Wheat markets are entering the January 18 session under the shadow of renewed macro uncertainty, as U.S. President Donald Trump’s statements regarding additional European tariffs over Greenland trigger a fresh risk-premium event across commodities.

Macro Backdrop: Risk Premium vs. Physical Math

The weekend's geopolitical headlines are being treated primarily as a risk-off catalyst rather than an immediate change to agricultural supply-demand balance sheets. For Wheat, which is notoriously sensitive to export policy and the USD tone, the immediate focus shifts to how these external shocks impact risk appetite during the London and New York handovers.

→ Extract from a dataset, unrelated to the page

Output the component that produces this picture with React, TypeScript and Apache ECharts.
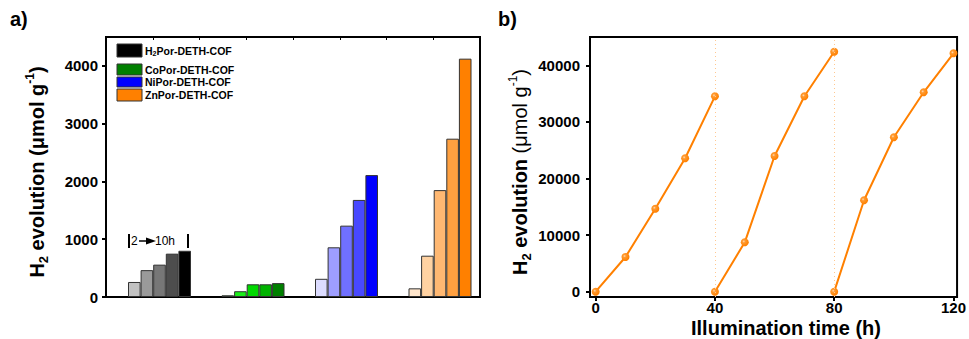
import React, { useEffect, useRef } from "react";
import * as echarts from "echarts";

const groups = ["H2Por-DETH-COF", "CoPor-DETH-COF", "NiPor-DETH-COF", "ZnPor-DETH-COF"];
const hours = ["2 h", "4 h", "6 h", "8 h", "10 h"];
const h2Values = [260, 465, 560, 750, 800];
const coValues = [30, 100, 220, 220, 240];
const niValues = [315, 860, 1235, 1680, 2110];
const znValues = [150, 715, 1850, 2740, 4125];

const h2Colors = ["#c2c2c2", "#9a9a9a", "#777777", "#4d4d4d", "#000000"];
const coColors = ["#46cf46", "#1aee1a", "#00d900", "#00b300", "#008000"];
const niColors = ["#dcdcff", "#9e9eff", "#7070ff", "#4848ff", "#0000ff"];
const znColors = ["#ffe6cc", "#ffd2a2", "#ffb872", "#ffa040", "#ff8000"];
const legendColors = ["#000000", "#008000", "#0000ff", "#ff8000"];

const leftTicks = [0, 1000, 2000, 3000, 4000];
const rightYTicks = [0, 10000, 20000, 30000, 40000];
const rightXTicks = [0, 40, 80, 120];

const time1 = [0, 10, 20, 30, 40];
const run1 = [0, 6130, 14660, 23570, 34520];
const time2 = [40, 50, 60, 70, 80];
const run2 = [0, 8720, 23970, 34520, 42400];
const time3 = [80, 90, 100, 110, 120];
const run3 = [0, 16150, 27280, 35230, 42120];
const cycleBreaks = [40, 80];

const FONT = 'Arial, "Liberation Sans", sans-serif';

export default function App() {
  const ref = useRef<HTMLDivElement>(null);
  useEffect(() => {
    if (!ref.current) return;
    const chart = echarts.init(ref.current, null, { renderer: "svg" });
    const groupValues = [h2Values, coValues, niValues, znValues];
    const groupColors = [h2Colors, coColors, niColors, znColors];

    const barSeries = hours.map((h, j) => ({
      type: "bar",
      name: h,
      xAxisIndex: 2,
      yAxisIndex: 2,
      barWidth: 12.6,
      barGap: "0%",
      data: groupValues.map((vals, g) => ({
        value: vals[j],
        itemStyle: { color: groupColors[g][j], borderColor: "#333", borderWidth: 1 },
      })),
    }));

    const markerColor = new echarts.graphic.RadialGradient(0.38, 0.38, 0.6, [
      { offset: 0, color: "#ffdcb8" },
      { offset: 0.3, color: "#ff9a30" },
      { offset: 1, color: "#ff8000" },
    ]);

    const runs = [
      [time1, run1],
      [time2, run2],
      [time3, run3],
    ];
    const lineSeries = runs.map(([t, v], i) => ({
      type: "line",
      xAxisIndex: 3,
      yAxisIndex: 3,
      symbol: "circle",
      symbolSize: 8,
      lineStyle: { color: "#ff8000", width: 2 },
      itemStyle: { color: markerColor },
      data: t.map((x, k) => [x, v[k]]),
      markLine:
        i === 0
          ? {
              silent: true,
              symbol: ["none", "none"],
              label: { show: false },
              lineStyle: { color: "#ffc890", type: [1, 3], width: 1 },
              data: cycleBreaks.map((x) => ({ xAxis: x })),
            }
          : undefined,
    }));

    const noLine = () => ({ show: false, onZero: false });
    const labelStyle = () => ({
      fontFamily: FONT,
      fontWeight: "bold",
      fontSize: 15,
      color: "#000",
      formatter: (v: number) => String(v),
    });

    const titleRich = (weightParen: string) => ({
      b: { fontFamily: FONT, fontWeight: "bold", fontSize: 20, lineHeight: 26, verticalAlign: "middle", color: "#000" },
      p: { fontFamily: FONT, fontWeight: weightParen, fontSize: 20, lineHeight: 26, verticalAlign: "middle", color: "#000" },
      s: { fontFamily: FONT, fontWeight: "bold", fontSize: 13, lineHeight: 13, verticalAlign: "bottom", color: "#000" },
      u: { fontFamily: FONT, fontWeight: weightParen, fontSize: 12, lineHeight: 13, verticalAlign: "top", color: "#000" },
    });

    const legendRows = [
      { y: 44, h: 13 },
      { y: 64, h: 11 },
      { y: 77, h: 10 },
      { y: 89, h: 12 },
    ];

    const graphic: any[] = [
      { type: "text", left: 10, top: 9, style: { text: "a)", font: `bold 20px ${FONT}`, fill: "#000" } },
      { type: "text", left: 498, top: 9, style: { text: "b)", font: `bold 20px ${FONT}`, fill: "#000" } },
      {
        type: "text",
        x: 37,
        y: 172,
        rotation: Math.PI / 2,
        style: {
          text: "{b|H}{s|2}{b| evolution (μmol g}{u|-1}{b|)}",
          rich: titleRich("bold"),
          align: "center",
          verticalAlign: "middle",
        },
      },
      {
        type: "text",
        x: 520,
        y: 172,
        rotation: Math.PI / 2,
        style: {
          text: "{b|H}{s|2}{b| evolution }{p|(μmol g}{u|-1}{p|)}",
          rich: titleRich("normal"),
          align: "center",
          verticalAlign: "middle",
        },
      },
      {
        type: "text",
        x: 786,
        y: 328,
        style: { text: "Illumination time (h)", font: `bold 20px ${FONT}`, fill: "#000", align: "center", verticalAlign: "middle" },
      },
      // annotation "|2 -> 10h |"
      { type: "line", shape: { x1: 129, y1: 234, x2: 129, y2: 248 }, style: { stroke: "#000", lineWidth: 2 } },
      { type: "text", x: 131, y: 241, style: { text: "2", font: `12px ${FONT}`, fill: "#000", verticalAlign: "middle" } },
      { type: "line", shape: { x1: 139, y1: 241, x2: 148, y2: 241 }, style: { stroke: "#000", lineWidth: 1.5 } },
      { type: "polygon", shape: { points: [[146, 237.5], [156, 241], [146, 244.5]] }, style: { fill: "#000" } },
      { type: "text", x: 155, y: 241, style: { text: "10h", font: `12px ${FONT}`, fill: "#000", verticalAlign: "middle" } },
      { type: "line", shape: { x1: 188, y1: 234, x2: 188, y2: 248 }, style: { stroke: "#000", lineWidth: 2 } },
    ];
    groups.forEach((g, i) => {
      const r = legendRows[i];
      graphic.push({
        type: "rect",
        shape: { x: 117, y: r.y, width: 25, height: r.h },
        style: { fill: legendColors[i], stroke: "#333", lineWidth: 1 },
      });
      const name = g.startsWith("H2") ? "{n|H}{s|2}{n|" + g.slice(2) + "}" : "{n|" + g + "}";
      graphic.push({
        type: "text",
        x: 145,
        y: r.y + r.h / 2,
        style: {
          text: name,
          verticalAlign: "middle",
          rich: {
            n: { fontFamily: FONT, fontWeight: "bold", fontSize: 10.5, lineHeight: 13, verticalAlign: "middle", color: "#000" },
            s: { fontFamily: FONT, fontWeight: "bold", fontSize: 7, lineHeight: 8, verticalAlign: "bottom", color: "#000" },
          },
        },
      });
    });

    chart.setOption({
      animation: false,
      backgroundColor: "#fff",
      grid: [
        { left: 106, top: 37, width: 374, height: 260, show: true, borderColor: "#000", borderWidth: 2, backgroundColor: "transparent" },
        { left: 112.75, top: 37, width: 374, height: 260 },
        { left: 590, top: 37, width: 371, height: 260, show: true, borderColor: "#000", borderWidth: 2, backgroundColor: "transparent" },
      ],
      xAxis: [
        {
          gridIndex: 0, type: "value", min: 0, max: 8, interval: 1, position: "top",
          axisLine: noLine(),
          axisTick: { show: true, inside: true, length: 3, lineStyle: { color: "#000", width: 1 } },
          axisLabel: { show: false }, splitLine: { show: false },
        },
        { gridIndex: 1, type: "category", data: groups, show: false },
        {
          gridIndex: 2, type: "value", min: -1.9, max: 121.2, position: "bottom",
          axisLine: noLine(),
          axisTick: { show: true, length: 4, customValues: rightXTicks, lineStyle: { color: "#000", width: 2 } },
          axisLabel: { ...labelStyle(), margin: 3, customValues: rightXTicks },
          splitLine: { show: false },
        },
      ],
      yAxis: [
        {
          gridIndex: 0, type: "value", min: 0, max: 4500, interval: 1000, position: "left",
          axisLine: noLine(),
          axisTick: { show: true, length: 4, customValues: leftTicks, lineStyle: { color: "#000", width: 2 } },
          axisLabel: { ...labelStyle(), margin: 8, customValues: leftTicks },
          splitLine: { show: false },
        },
        { gridIndex: 1, type: "value", min: 0, max: 4500, show: false },
        {
          gridIndex: 2, type: "value", min: -940, max: 45000, position: "left",
          axisLine: noLine(),
          axisTick: { show: true, length: 4, customValues: rightYTicks, lineStyle: { color: "#000", width: 2 } },
          axisLabel: { ...labelStyle(), margin: 10, customValues: rightYTicks },
          splitLine: { show: false },
        },
      ],
      series: [
        ...barSeries.map((s) => ({ ...s, xAxisIndex: 1, yAxisIndex: 1 })),
        ...lineSeries.map((s) => ({ ...s, xAxisIndex: 2, yAxisIndex: 2 })),
      ],
      graphic,
    });
    return () => chart.dispose();
  }, []);
  return (
    <div
      ref={ref}
      style={{ position: "fixed", left: 0, top: 0, width: 969, height: 339, background: "#fff" }}
    />
  );
}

While Wheat frequently reacts to Black Sea risks and weather patterns, sustained trends require persistent supply constraints. Without a credible shift in export flows, price action is expected to remain bound by range discipline.

Session-by-Session Outlook

  • Asia Close to London Open: Tactical flows dominate. A stronger USD driven by risk-off sentiment may exert downward pressure on Wheat's global competitiveness.
  • London Morning: European traders will monitor the Black Sea narrative. In the absence of policy changes, expect a reversion to range-bound behavior.
  • NY Open and Morning: The U.S. session will provide validation. Tightening spreads would indicate genuine nearby demand, whereas flat spreads suggest moves are purely technical or positioning-based.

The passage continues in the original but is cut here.